Goal » Pictures are not part of the copy. Retype the lines from the first one through the line that contains "const LINE_H = 22.2;".

============================================================

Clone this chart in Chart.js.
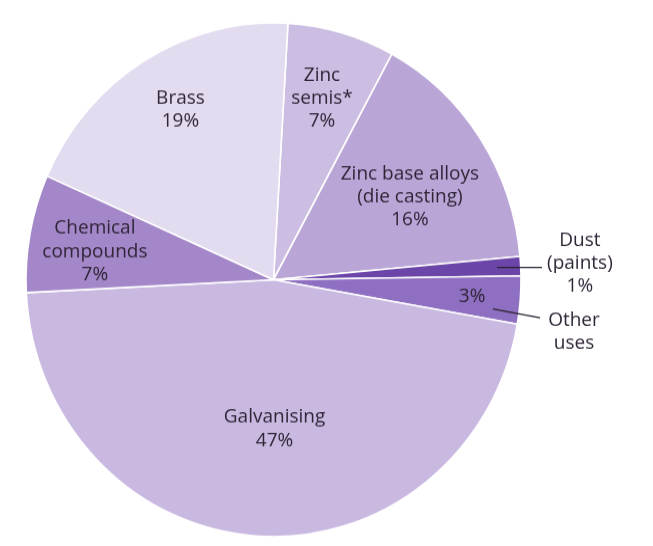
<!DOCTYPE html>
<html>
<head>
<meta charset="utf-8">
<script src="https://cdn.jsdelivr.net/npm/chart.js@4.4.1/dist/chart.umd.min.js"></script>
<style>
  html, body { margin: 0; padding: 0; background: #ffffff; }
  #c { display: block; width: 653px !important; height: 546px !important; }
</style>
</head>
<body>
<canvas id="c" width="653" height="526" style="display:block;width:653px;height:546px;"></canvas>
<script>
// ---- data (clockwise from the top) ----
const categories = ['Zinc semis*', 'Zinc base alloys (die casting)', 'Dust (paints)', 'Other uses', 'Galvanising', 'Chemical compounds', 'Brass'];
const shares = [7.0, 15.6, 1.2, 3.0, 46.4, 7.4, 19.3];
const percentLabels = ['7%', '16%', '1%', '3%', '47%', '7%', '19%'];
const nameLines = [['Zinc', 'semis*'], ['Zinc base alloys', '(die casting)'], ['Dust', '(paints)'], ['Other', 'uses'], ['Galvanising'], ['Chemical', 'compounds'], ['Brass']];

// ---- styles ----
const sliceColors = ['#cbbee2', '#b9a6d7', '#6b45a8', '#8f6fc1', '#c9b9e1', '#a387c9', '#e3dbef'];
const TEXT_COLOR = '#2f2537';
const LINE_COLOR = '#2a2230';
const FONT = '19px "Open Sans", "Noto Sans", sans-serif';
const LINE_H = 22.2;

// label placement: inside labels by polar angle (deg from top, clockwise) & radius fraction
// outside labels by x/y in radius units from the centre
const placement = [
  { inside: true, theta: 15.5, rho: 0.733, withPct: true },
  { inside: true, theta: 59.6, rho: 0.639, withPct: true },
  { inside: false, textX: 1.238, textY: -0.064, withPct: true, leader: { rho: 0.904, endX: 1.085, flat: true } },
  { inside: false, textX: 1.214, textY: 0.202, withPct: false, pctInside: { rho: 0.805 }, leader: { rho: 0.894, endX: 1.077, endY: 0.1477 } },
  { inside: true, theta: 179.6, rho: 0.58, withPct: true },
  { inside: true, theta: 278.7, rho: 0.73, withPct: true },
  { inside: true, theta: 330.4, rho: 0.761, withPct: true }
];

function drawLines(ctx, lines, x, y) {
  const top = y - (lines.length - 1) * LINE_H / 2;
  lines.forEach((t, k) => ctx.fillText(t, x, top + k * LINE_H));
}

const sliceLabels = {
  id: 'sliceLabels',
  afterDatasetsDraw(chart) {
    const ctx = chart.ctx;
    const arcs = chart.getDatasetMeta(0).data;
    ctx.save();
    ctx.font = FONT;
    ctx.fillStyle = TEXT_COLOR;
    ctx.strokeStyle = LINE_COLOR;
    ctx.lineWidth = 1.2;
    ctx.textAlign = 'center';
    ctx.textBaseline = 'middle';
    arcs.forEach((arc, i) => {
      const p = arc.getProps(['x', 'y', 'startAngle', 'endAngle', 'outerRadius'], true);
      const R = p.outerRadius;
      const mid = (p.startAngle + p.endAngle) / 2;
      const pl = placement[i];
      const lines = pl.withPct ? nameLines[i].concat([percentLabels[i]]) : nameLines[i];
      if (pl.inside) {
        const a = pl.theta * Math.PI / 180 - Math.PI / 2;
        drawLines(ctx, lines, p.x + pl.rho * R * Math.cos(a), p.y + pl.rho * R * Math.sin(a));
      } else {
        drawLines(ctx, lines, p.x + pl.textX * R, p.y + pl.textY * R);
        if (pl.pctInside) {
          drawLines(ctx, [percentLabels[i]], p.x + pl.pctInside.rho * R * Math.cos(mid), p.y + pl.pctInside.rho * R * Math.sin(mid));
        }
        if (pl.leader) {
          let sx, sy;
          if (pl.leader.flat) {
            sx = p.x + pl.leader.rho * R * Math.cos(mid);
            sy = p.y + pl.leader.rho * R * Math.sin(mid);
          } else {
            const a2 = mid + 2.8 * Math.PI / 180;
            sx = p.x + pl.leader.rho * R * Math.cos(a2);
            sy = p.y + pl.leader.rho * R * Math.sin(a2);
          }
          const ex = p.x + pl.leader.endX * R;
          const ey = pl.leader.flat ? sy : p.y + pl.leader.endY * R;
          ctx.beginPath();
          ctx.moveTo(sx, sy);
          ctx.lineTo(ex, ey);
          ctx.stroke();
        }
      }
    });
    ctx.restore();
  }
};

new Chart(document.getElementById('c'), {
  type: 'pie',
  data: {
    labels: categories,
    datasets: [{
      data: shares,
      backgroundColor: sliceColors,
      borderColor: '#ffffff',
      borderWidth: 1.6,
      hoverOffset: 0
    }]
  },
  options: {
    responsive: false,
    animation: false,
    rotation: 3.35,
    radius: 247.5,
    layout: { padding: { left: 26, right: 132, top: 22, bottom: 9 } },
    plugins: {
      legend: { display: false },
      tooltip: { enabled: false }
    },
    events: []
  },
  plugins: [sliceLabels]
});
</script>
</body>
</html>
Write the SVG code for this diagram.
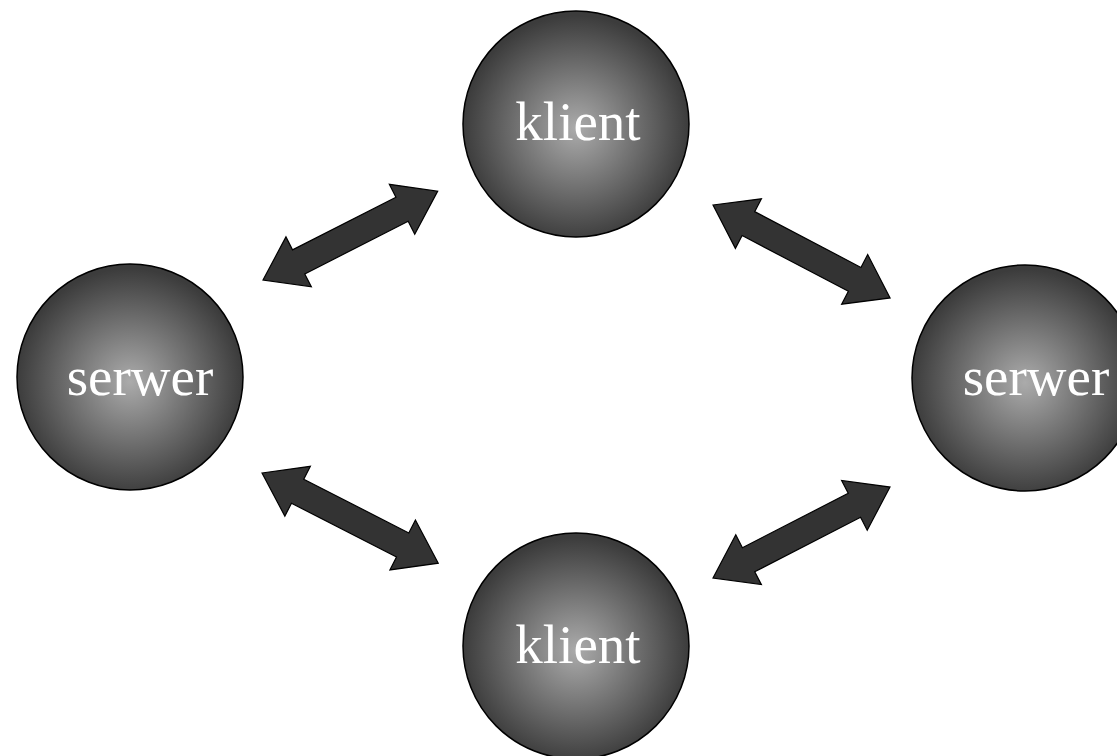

============================================================

Expected answer »
Clone this chart in Chart.js.
<!DOCTYPE html>
<html>
<head>
<meta charset="utf-8">
<script src="https://cdn.jsdelivr.net/npm/chart.js@4.4.1/dist/chart.umd.min.js"></script>
<style>
  html, body { margin: 0; padding: 0; background: #ffffff; }
  #c { display: block; width: 653px !important; height: 546px !important; }
</style>
</head>
<body>
<canvas id="c" width="653" height="526" style="display:block;width:653px;height:546px;"></canvas>
<script>
// ---- data (clockwise from the top) ----
const categories = ['Zinc semis*', 'Zinc base alloys (die casting)', 'Dust (paints)', 'Other uses', 'Galvanising', 'Chemical compounds', 'Brass'];
const shares = [7.0, 15.6, 1.2, 3.0, 46.4, 7.4, 19.3];
const percentLabels = ['7%', '16%', '1%', '3%', '47%', '7%', '19%'];
const nameLines = [['Zinc', 'semis*'], ['Zinc base alloys', '(die casting)'], ['Dust', '(paints)'], ['Other', 'uses'], ['Galvanising'], ['Chemical', 'compounds'], ['Brass']];

// ---- styles ----
const sliceColors = ['#cbbee2', '#b9a6d7', '#6b45a8', '#8f6fc1', '#c9b9e1', '#a387c9', '#e3dbef'];
const TEXT_COLOR = '#2f2537';
const LINE_COLOR = '#2a2230';
const FONT = '19px "Open Sans", "Noto Sans", sans-serif';
const LINE_H = 22.2;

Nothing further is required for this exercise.